● **Work required**:
Write out the listing, please, but only from its first line through the line containing "const blueDense = [3,14];", exactly as given and without pictures.

:::

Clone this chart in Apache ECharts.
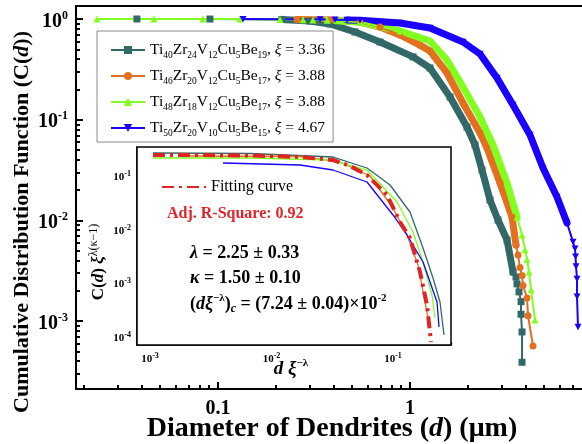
<!DOCTYPE html>
<html><head><meta charset="utf-8">
<script src="https://cdn.jsdelivr.net/npm/echarts@6/dist/echarts.min.js"></script>
<style>html,body{margin:0;padding:0;background:#fff}#c{width:582px;height:444px}</style>
</head><body><div id="c"></div>
<script>
// ---------- data ----------
const names = ['Ti40Zr24V12Cu5Be19, ξ = 3.36','Ti46Zr20V12Cu5Be17, ξ = 3.88','Ti48Zr18V12Cu5Be17, ξ = 3.88','Ti50Zr20V10Cu5Be15, ξ = 4.67'];
const legendParts = [['40','24','12','5','19','3.36'],['46','20','12','5','17','3.88'],['48','18','12','5','17','3.88'],['50','20','10','5','15','4.67']];

const tealD = [0.0378,0.0908,0.215,0.301,0.383,0.517,0.698,1.037,1.271,1.616,1.981,2.181,2.371,2.61,2.873,3.201,3.44,3.565,3.608,3.696,3.786,3.786,3.832,3.832];
const tealC = [1.0,0.999,0.99,0.955,0.892,0.743,0.591,0.420,0.326,0.168,0.0846,0.0561,0.0317,0.01594,0.01009,0.00639,0.00307,0.00274,0.00234,0.00195,0.00156,0.00117,0.00078,0.00039];
const tealDense = [2,16];

const orangeD = [0.258,0.383,0.549,0.698,0.887,1.127,1.271,1.558,1.888,2.315,2.518,2.943,3.398,3.565,3.652,3.741,3.832,3.877,4.068,4.118,4.372];
const orangeC = [0.99,0.977,0.934,0.833,0.694,0.55,0.481,0.291,0.1465,0.0738,0.0524,0.0235,0.01081,0.0057,0.00453,0.0034,0.00283,0.00226,0.0017,0.00113,0.000566];
const orangeDense = [0,13];

const greenD = [0.0234,0.0464,0.0835,0.1302,0.2103,0.277,0.312,0.370,0.549,0.887,1.271,1.558,1.888,2.315,2.706,3.201,3.608,3.832,3.972,4.068,4.168,4.268,4.478];
const greenC = [1.0,0.9995,0.999,0.998,0.99,0.985,0.98,0.97,0.934,0.760,0.605,0.3915,0.2112,0.1063,0.0561,0.0235,0.01081,0.00717,0.00512,0.0041,0.00307,0.00205,0.001025];
const greenDense = [7,16];

const blueD = [0.135,0.34,0.407,0.47,0.549,0.887,1.271,1.888,2.315,2.839,3.44,4.217,4.928,5.831,6.573,7.063,7.234,7.28,7.322,7.41,7.41,7.499];
const blueC = [0.999,0.99,0.985,0.98,0.97,0.913,0.814,0.591,0.449,0.2595,0.140,0.0705,0.0331,0.01708,0.00942,0.00612,0.00524,0.00437,0.0035,0.00262,0.00175,0.000874];
const blueDense = [3,14];

// inset (scaled) curves
const iTealX = [0.001059,0.006652,0.03209,0.06109,0.09447,0.1380,0.1766,0.2134,0.2436,0.2629];
const iTealY = [0.2798,0.2740,0.2357,0.1471,0.07096,0.02229,0.004762,0.001316,0.000470,0.0001142];
const iOrangeX = [0.002134,0.01717,0.03663,0.06465,0.1,0.1304,0.1606,0.1834,0.2016];
const iOrangeY = [0.2461,0.2408,0.1902,0.1044,0.02647,0.00832,0.002298,0.000470,0.0001542];
const iGreenX = [0.001059,0.006652,0.03031,0.06109,0.1079,0.1461,0.1766,0.2094,0.2216];
const iGreenY = [0.2259,0.2259,0.2073,0.1350,0.03424,0.00946,0.002613,0.000635,0.000237];
const iBlueX = [0.003989,0.01717,0.03209,0.06109,0.1,0.1304,0.1766,0.2302,0.2391];
const iBlueY = [0.1823,0.1673,0.1350,0.08069,0.01961,0.00832,0.002613,0.000470,0.000161];
const fitX = [0.001059,0.002579,0.006652,0.01717,0.03209,0.04426,0.06109,0.08925,0.1142,0.1380,0.1668,0.1905,0.2055];
const fitY = [0.2569,0.2569,0.2514,0.2357,0.2073,0.1602,0.1090,0.04622,0.01452,0.00731,0.001702,0.000413,0.0000846];

// axis tick values
const mainXMajor = [0.1, 1];
const mainYMajor = [0.001, 0.01, 0.1, 1];
const insetXMajor = [0.001, 0.01, 0.1];
const insetYMajor = [0.0001, 0.001, 0.01, 0.1];

// ---------- chart ----------
const F = 'Liberation Serif';
const colors = ['#336868', '#E2701E', '#80FF20', '#1A00FF'];
const symbols = ['rect', 'circle', 'triangle', 'path://M0,0L10,0L5,9Z'];
const mats = [[tealD,tealC,tealDense],[orangeD,orangeC,orangeDense],[greenD,greenC,greenDense],[blueD,blueC,blueDense]];
const insetSets = [[iTealX,iTealY],[iOrangeX,iOrangeY],[iGreenX,iGreenY],[iBlueX,iBlueY]];

function minors(lo, hi) {
  const out = [];
  for (let e = -6; e <= 1; e++) for (let k = 2; k <= 9; k++) {
    const v = k * Math.pow(10, e);
    if (v > lo && v < hi) out.push(+v.toPrecision(3));
  }
  return out;
}
const MX = [0.01821, 7.866], MY = [2.117e-4, 1.346];
const IX = [7.816e-4, 0.3001], IY = [7.44e-5, 0.362];

function pow10Label(v) {
  const e = Math.round(Math.log10(v));
  return '{b|10}{p|' + e + '}';
}
const bigRich = { b: {fontFamily:F, fontWeight:'bold', fontSize:20, color:'#000', lineHeight:24},
                  p: {fontFamily:F, fontWeight:'bold', fontSize:12, color:'#000', verticalAlign:'top', lineHeight:13} };
const smallRich = { b: {fontFamily:F, fontWeight:'bold', fontSize:11, color:'#000', lineHeight:14},
                    p: {fontFamily:F, fontWeight:'bold', fontSize:8, color:'#000', verticalAlign:'top', lineHeight:9} };

function logAxis(ext, grid, pos, opts) {
  return Object.assign({
    type: 'log', gridIndex: grid, position: pos, min: ext[0], max: ext[1],
    splitLine: {show:false}, minorTick:{show:false}, minorSplitLine:{show:false}
  }, opts);
}
function majorAxis(ext, grid, pos, majors, lineW, tickLen, labelOpts) {
  return logAxis(ext, grid, pos, {
    axisLine: {show:true, onZero:false, lineStyle:{color:'#000', width:lineW}},
    axisTick: {show:true, inside:true, length:tickLen, customValues: majors, lineStyle:{color:'#000', width:lineW}},
    axisLabel: Object.assign({show:true, customValues: majors}, labelOpts)
  });
}
function minorAxis(ext, grid, pos, lineW, tickLen) {
  return logAxis(ext, grid, pos, {
    axisLine: {show:false},
    axisTick: {show:true, inside:true, length:tickLen, customValues: minors(ext[0], ext[1]), lineStyle:{color:'#000', width:lineW}},
    axisLabel: {show:false}
  });
}

const xAxis = [
  majorAxis(MX, 0, 'bottom', mainXMajor, 2, 7, {margin:10, formatter: v => v < 0.5 ? '0.1' : '1', fontFamily:F, fontWeight:'bold', fontSize:20, color:'#000'}),
  minorAxis(MX, 0, 'bottom', 2, 4),
  majorAxis(IX, 1, 'bottom', insetXMajor, 1.5, 5, {margin:7, formatter: pow10Label, rich: smallRich}),
  minorAxis(IX, 1, 'bottom', 1.2, 3),
  {type:'value', gridIndex:0, position:'top', min:0, max:1, axisLine:{show:true, lineStyle:{color:'#000', width:2}},
   axisTick:{show:false}, axisLabel:{show:false}, splitLine:{show:false}}
];
const yAxis = [
  majorAxis(MY, 0, 'left', mainYMajor, 2, 7, {margin:8, padding:[5,0,0,0], formatter: pow10Label, rich: bigRich}),
  minorAxis(MY, 0, 'left', 2, 4),
  majorAxis(IY, 1, 'left', insetYMajor, 1.5, 5, {margin:6, formatter: pow10Label, rich: smallRich}),
  minorAxis(IY, 1, 'left', 1.2, 3)
];

const series = [];
mats.forEach((m, i) => {
  const [xs, ys] = m;
  series.push({
    name: names[i], type: 'line', xAxisIndex: 0, yAxisIndex: 0, data: xs.map((x, k) => [x, ys[k]]),
    symbol: symbols[i], symbolSize: 7, symbolKeepAspect: true, showSymbol: true, showAllSymbol: true,
    lineStyle: {color: colors[i], width: 2}, itemStyle: {color: colors[i]}, z: 3, animation: false
  });
});
mats.forEach((m, i) => {
  const [xs, ys, dense] = m;
  const body = [];
  for (let k = dense[0]; k <= dense[1]; k++) body.push([xs[k], ys[k]]);
  series.push({
    name: names[i], type: 'line', xAxisIndex: 0, yAxisIndex: 0, data: body,
    showSymbol: false, symbol: 'none', lineStyle: {color: colors[i], width: 7, join: 'round', cap: 'round'},
    itemStyle: {color: colors[i]}, z: 2, animation: false
  });
});
insetSets.forEach((s, i) => {
  series.push({
    name: 'inset' + i, type: 'line', xAxisIndex: 2, yAxisIndex: 2,
    data: s[0].map((x, k) => [x, s[1][k]]), showSymbol: false, symbol: 'none',
    lineStyle: {color: colors[i], width: 1.3}, z: 5, animation: false
  });
});
series.push({
  name: 'Fitting curve', type: 'line', xAxisIndex: 2, yAxisIndex: 2,
  data: fitX.map((x, k) => [x, fitY[k]]), showSymbol: false, symbol: 'none',
  lineStyle: {color: '#E02424', width: 4, type: [12, 5, 3, 5]}, itemStyle: {color:'#E02424'}, z: 6, animation: false
});

const legRich = {
  r: {fontFamily:F, fontSize:15.5, color:'#000', lineHeight:20},
  s: {fontFamily:F, fontSize:9.5, color:'#000', verticalAlign:'bottom', lineHeight:11},
  x: {fontFamily:F, fontSize:15.5, fontStyle:'italic', color:'#000', lineHeight:20}
};
function legendLabel(name) {
  const p = legendParts[names.indexOf(name)];
  return '{r|Ti}{s|' + p[0] + '}{r|Zr}{s|' + p[1] + '}{r|V}{s|' + p[2] + '}{r|Cu}{s|' + p[3] + '}{r|Be}{s|' + p[4] + '}{r|, }{x|ξ}{r| = ' + p[5] + '}';
}

const gRich = {
  t: {fontFamily:F, fontWeight:'bold', fontSize:22, fill:'#000'},
  ti: {fontFamily:F, fontWeight:'bold', fontStyle:'italic', fontSize:22, fill:'#000'},
  x: {fontFamily:F, fontWeight:'bold', fontSize:28, fill:'#000'},
  xi: {fontFamily:F, fontWeight:'bold', fontStyle:'italic', fontSize:28, fill:'#000'},
  g: {fontFamily:F, fontWeight:'bold', fontSize:18, fill:'#000', lineHeight:22},
  gi: {fontFamily:F, fontWeight:'bold', fontStyle:'italic', fontSize:18, fill:'#000', lineHeight:22},
  gsp: {fontFamily:F, fontWeight:'bold', fontSize:11, fill:'#000', verticalAlign:'top', lineHeight:10},
  gsb: {fontFamily:F, fontWeight:'bold', fontStyle:'italic', fontSize:12, fill:'#000', verticalAlign:'bottom', lineHeight:11},
  it: {fontFamily:F, fontWeight:'bold', fontSize:17, fill:'#000', lineHeight:22},
  iti: {fontFamily:F, fontWeight:'bold', fontStyle:'italic', fontSize:17, fill:'#000', lineHeight:22},
  isp: {fontFamily:F, fontSize:12, fill:'#000', verticalAlign:'top', lineHeight:11},
  xt: {fontFamily:F, fontWeight:'bold', fontStyle:'italic', fontSize:19, fill:'#000', lineHeight:22},
  xsp: {fontFamily:F, fontWeight:'bold', fontSize:11, fill:'#000', verticalAlign:'top', lineHeight:10}
};

const option = {
  animation: false,
  backgroundColor: '#fff',
  grid: [
    {left: 76, right: 0, top: 6, bottom: 55, show: false, containLabel: false},
    {left: 137, right: 131, top: 147, bottom: 99, show: true, backgroundColor: '#fff', borderColor: '#000', borderWidth: 1.5, z: 4}
  ],
  xAxis, yAxis, series,
  legend: [
    {data: names, orient: 'vertical', left: 97, top: 31, padding: [11, 8, 4, 13], itemGap: 8,
     itemWidth: 34, itemHeight: 10, backgroundColor: '#fff', borderColor: '#8a8a8a', borderWidth: 1,
     selectedMode: false, formatter: legendLabel, textStyle: {rich: legRich}, z: 10},
    {data: ['Fitting curve'], left: 161, top: 179, padding: 0, itemWidth: 44, itemHeight: 10,
     itemStyle: {color: 'rgba(0,0,0,0)', borderWidth: 0},
     selectedMode: false, textStyle: {fontFamily: F, fontSize: 16, color: '#000'}, z: 10}
  ],
  graphic: [
    {type:'text', x: 22, y: 222, rotation: Math.PI/2, z: 20,
     style:{text:'{t|Cumulative Distribution Function (C(}{ti|d}{t|))}', rich: gRich, align:'center', verticalAlign:'middle'}},
    {type:'text', x: 332, y: 429, z: 20,
     style:{text:'{x|Diameter of Dendrites (}{xi|d}{x|) (μm)}', rich: gRich, align:'center', verticalAlign:'middle'}},
    {type:'text', x: 167, y: 214, z: 20,
     style:{text:'Adj. R-Square: 0.92', font:'bold 16px "Liberation Serif"', fill:'#E02428', align:'left', verticalAlign:'middle'}},
    {type:'text', x: 190, y: 253, z: 20,
     style:{text:'{gi|λ}{g| = 2.25 ± 0.33}', rich: gRich, align:'left', verticalAlign:'middle'}},
    {type:'text', x: 190, y: 278, z: 20,
     style:{text:'{gi|κ}{g| = 1.50 ± 0.10}', rich: gRich, align:'left', verticalAlign:'middle'}},
    {type:'text', x: 190, y: 304, z: 20,
     style:{text:'{g|(}{gi|dξ}{gsp|−λ}{g|)}{gsb|c}{g| = (7.24 ± 0.04)×10}{gsp|-2}', rich: gRich, align:'left', verticalAlign:'middle'}},
    {type:'text', x: 99, y: 262, rotation: Math.PI/2, z: 20,
     style:{text:'{it|C(}{iti|d}{it|) }{iti|ξ}{isp|λ(κ−1)}', rich: gRich, align:'center', verticalAlign:'middle'}},
    {type:'text', x: 291, y: 369, z: 20,
     style:{text:'{xt|d ξ}{xsp|−λ}', rich: gRich, align:'center', verticalAlign:'middle'}}
  ]
};
const chart = echarts.init(document.getElementById('c'), null, {renderer: 'canvas'});
chart.setOption(option);
</script>
</body></html>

:::

● **Full output**:
Clone this chart in Apache ECharts.
<!DOCTYPE html>
<html><head><meta charset="utf-8">
<script src="https://cdn.jsdelivr.net/npm/echarts@6/dist/echarts.min.js"></script>
<style>html,body{margin:0;padding:0;background:#fff}#c{width:582px;height:444px}</style>
</head><body><div id="c"></div>
<script>
// ---------- data ----------
const names = ['Ti40Zr24V12Cu5Be19, ξ = 3.36','Ti46Zr20V12Cu5Be17, ξ = 3.88','Ti48Zr18V12Cu5Be17, ξ = 3.88','Ti50Zr20V10Cu5Be15, ξ = 4.67'];
const legendParts = [['40','24','12','5','19','3.36'],['46','20','12','5','17','3.88'],['48','18','12','5','17','3.88'],['50','20','10','5','15','4.67']];

const tealD = [0.0378,0.0908,0.215,0.301,0.383,0.517,0.698,1.037,1.271,1.616,1.981,2.181,2.371,2.61,2.873,3.201,3.44,3.565,3.608,3.696,3.786,3.786,3.832,3.832];
const tealC = [1.0,0.999,0.99,0.955,0.892,0.743,0.591,0.420,0.326,0.168,0.0846,0.0561,0.0317,0.01594,0.01009,0.00639,0.00307,0.00274,0.00234,0.00195,0.00156,0.00117,0.00078,0.00039];
const tealDense = [2,16];

const orangeD = [0.258,0.383,0.549,0.698,0.887,1.127,1.271,1.558,1.888,2.315,2.518,2.943,3.398,3.565,3.652,3.741,3.832,3.877,4.068,4.118,4.372];
const orangeC = [0.99,0.977,0.934,0.833,0.694,0.55,0.481,0.291,0.1465,0.0738,0.0524,0.0235,0.01081,0.0057,0.00453,0.0034,0.00283,0.00226,0.0017,0.00113,0.000566];
const orangeDense = [0,13];

const greenD = [0.0234,0.0464,0.0835,0.1302,0.2103,0.277,0.312,0.370,0.549,0.887,1.271,1.558,1.888,2.315,2.706,3.201,3.608,3.832,3.972,4.068,4.168,4.268,4.478];
const greenC = [1.0,0.9995,0.999,0.998,0.99,0.985,0.98,0.97,0.934,0.760,0.605,0.3915,0.2112,0.1063,0.0561,0.0235,0.01081,0.00717,0.00512,0.0041,0.00307,0.00205,0.001025];
const greenDense = [7,16];

const blueD = [0.135,0.34,0.407,0.47,0.549,0.887,1.271,1.888,2.315,2.839,3.44,4.217,4.928,5.831,6.573,7.063,7.234,7.28,7.322,7.41,7.41,7.499];
const blueC = [0.999,0.99,0.985,0.98,0.97,0.913,0.814,0.591,0.449,0.2595,0.140,0.0705,0.0331,0.01708,0.00942,0.00612,0.00524,0.00437,0.0035,0.00262,0.00175,0.000874];
const blueDense = [3,14];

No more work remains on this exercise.